** Start DATA SECTION **

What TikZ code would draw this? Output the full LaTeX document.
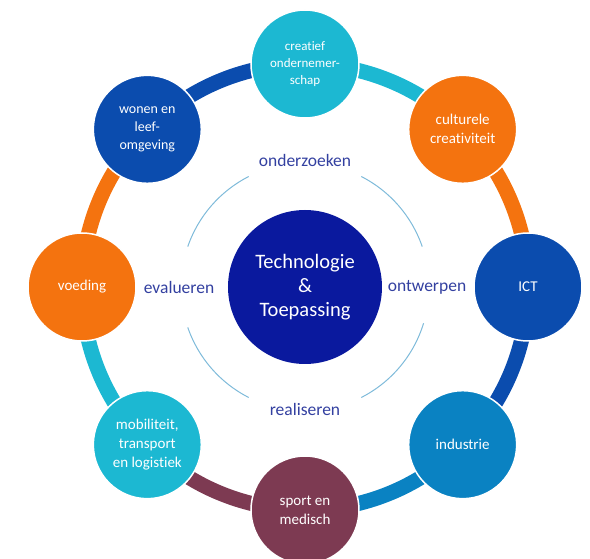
\documentclass[tikz,border=0pt]{standalone}
\usepackage{fontspec}
\setmainfont{Carlito}[Ligatures=NoCommon]
\usepackage{tikz}
\usetikzlibrary{backgrounds}

\definecolor{tcyan}{HTML}{1CB8D2}
\definecolor{toranje}{HTML}{F4730F}
\definecolor{tblauw}{HTML}{0B4CAE}
\definecolor{tmidblauw}{HTML}{0A82C2}
\definecolor{tbordeaux}{HTML}{7D3A52}
\definecolor{tnavy}{HTML}{0A199E}
\definecolor{tlabel}{HTML}{3340A0}
\definecolor{tboog}{HTML}{7FBBDA}

\begin{document}
\begin{tikzpicture}[x=1pt,y=1pt]
\tikzstyle{bol} = [circle, draw=white, line width=1.5pt, minimum size=108pt, inner sep=0pt, align=center, text=white, font=\fontsize{15}{19}\selectfont]
\tikzstyle{ring} = [line width=15pt]
\tikzstyle{fase} = [text=tlabel, font=\fontsize{17.5}{20}\selectfont]
\tikzstyle{boog} = [draw=tboog, line width=1pt]
\useasboundingbox (-305,-272) rectangle (285,287);
\node[circle, fill=tnavy, minimum size=154pt, inner sep=0pt, align=center, text=white, font=\fontsize{20.5}{24}\selectfont] (c) at (0,0) {Technologie\\\&\\Toepassing};
\node[bol, fill=tcyan, font=\fontsize{13}{17}\selectfont] (v1) at (90:223) {creatief\\ondernemer-\\schap};
\node[bol, fill=toranje] (v2) at (45:223) {culturele\\creativiteit};
\node[bol, fill=tblauw] (v3) at (0:223) {ICT};
\node[bol, fill=tmidblauw] (v4) at (-45:223) {industrie};
\node[bol, fill=tbordeaux] (v5) at (-90:223) {sport en\\medisch};
\node[bol, fill=tcyan] (v6) at (-135:223) {mobiliteit,\\transport\\en logistiek};
\node[bol, fill=toranje] (v7) at (180:223) {voeding};
\node[bol, fill=tblauw, font=\fontsize{14}{18}\selectfont] (v8) at (135:223) {wonen en\\leef-\\omgeving};
\node[fase] (f1) at (0,127) {onderzoeken};
\node[fase] (f2) at (122,0) {ontwerpen};
\node[fase] (f3) at (0,-122) {realiseren};
\node[fase] (f4) at (-126,0) {evalueren};
\begin{scope}[on background layer]
\draw[ring, draw=tcyan] (v1.center) arc (90:45:223);
\draw[ring, draw=toranje] (v2.center) arc (45:0:223);
\draw[ring, draw=tblauw] (v3.center) arc (0:-45:223);
\draw[ring, draw=tmidblauw] (v4.center) arc (-45:-90:223);
\draw[ring, draw=tbordeaux] (v5.center) arc (-90:-135:223);
\draw[ring, draw=tcyan] (v6.center) arc (-135:-180:223);
\draw[ring, draw=toranje] (v7.center) arc (180:135:223);
\draw[ring, draw=tblauw] (v8.center) arc (135:90:223);
\end{scope}
%\draw[boog] (c) circle (124);
\draw[boog] (c.center) ++(19:124) arc (19:63:124);
\draw[boog] (c.center) ++(117:124) arc (117:161:124);
\draw[boog] (c.center) ++(199:124) arc (199:243:124);
\draw[boog] (c.center) ++(-63:124) arc (-63:-17:124);
\end{tikzpicture}
\end{document}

** End DATA SECTION **

*DIRECTIVE*:
Print each line of the material above exactly, with the pictures removed from your copy.

*REPLY TO THE TASK*:
What TikZ code would draw this? Output the full LaTeX document.
\documentclass[tikz,border=0pt]{standalone}
\usepackage{fontspec}
\setmainfont{Carlito}[Ligatures=NoCommon]
\usepackage{tikz}
\usetikzlibrary{backgrounds}

\definecolor{tcyan}{HTML}{1CB8D2}
\definecolor{toranje}{HTML}{F4730F}
\definecolor{tblauw}{HTML}{0B4CAE}
\definecolor{tmidblauw}{HTML}{0A82C2}
\definecolor{tbordeaux}{HTML}{7D3A52}
\definecolor{tnavy}{HTML}{0A199E}
\definecolor{tlabel}{HTML}{3340A0}
\definecolor{tboog}{HTML}{7FBBDA}

\begin{document}
\begin{tikzpicture}[x=1pt,y=1pt]
\tikzstyle{bol} = [circle, draw=white, line width=1.5pt, minimum size=108pt, inner sep=0pt, align=center, text=white, font=\fontsize{15}{19}\selectfont]
\tikzstyle{ring} = [line width=15pt]
\tikzstyle{fase} = [text=tlabel, font=\fontsize{17.5}{20}\selectfont]
\tikzstyle{boog} = [draw=tboog, line width=1pt]
\useasboundingbox (-305,-272) rectangle (285,287);
\node[circle, fill=tnavy, minimum size=154pt, inner sep=0pt, align=center, text=white, font=\fontsize{20.5}{24}\selectfont] (c) at (0,0) {Technologie\\\&\\Toepassing};
\node[bol, fill=tcyan, font=\fontsize{13}{17}\selectfont] (v1) at (90:223) {creatief\\ondernemer-\\schap};
\node[bol, fill=toranje] (v2) at (45:223) {culturele\\creativiteit};
\node[bol, fill=tblauw] (v3) at (0:223) {ICT};
\node[bol, fill=tmidblauw] (v4) at (-45:223) {industrie};
\node[bol, fill=tbordeaux] (v5) at (-90:223) {sport en\\medisch};
\node[bol, fill=tcyan] (v6) at (-135:223) {mobiliteit,\\transport\\en logistiek};
\node[bol, fill=toranje] (v7) at (180:223) {voeding};
\node[bol, fill=tblauw, font=\fontsize{14}{18}\selectfont] (v8) at (135:223) {wonen en\\leef-\\omgeving};
\node[fase] (f1) at (0,127) {onderzoeken};
\node[fase] (f2) at (122,0) {ontwerpen};
\node[fase] (f3) at (0,-122) {realiseren};
\node[fase] (f4) at (-126,0) {evalueren};
\begin{scope}[on background layer]
\draw[ring, draw=tcyan] (v1.center) arc (90:45:223);
\draw[ring, draw=toranje] (v2.center) arc (45:0:223);
\draw[ring, draw=tblauw] (v3.center) arc (0:-45:223);
\draw[ring, draw=tmidblauw] (v4.center) arc (-45:-90:223);
\draw[ring, draw=tbordeaux] (v5.center) arc (-90:-135:223);
\draw[ring, draw=tcyan] (v6.center) arc (-135:-180:223);
\draw[ring, draw=toranje] (v7.center) arc (180:135:223);
\draw[ring, draw=tblauw] (v8.center) arc (135:90:223);
\end{scope}
%\draw[boog] (c) circle (124);
\draw[boog] (c.center) ++(19:124) arc (19:63:124);
\draw[boog] (c.center) ++(117:124) arc (117:161:124);
\draw[boog] (c.center) ++(199:124) arc (199:243:124);
\draw[boog] (c.center) ++(-63:124) arc (-63:-17:124);
\end{tikzpicture}
\end{document}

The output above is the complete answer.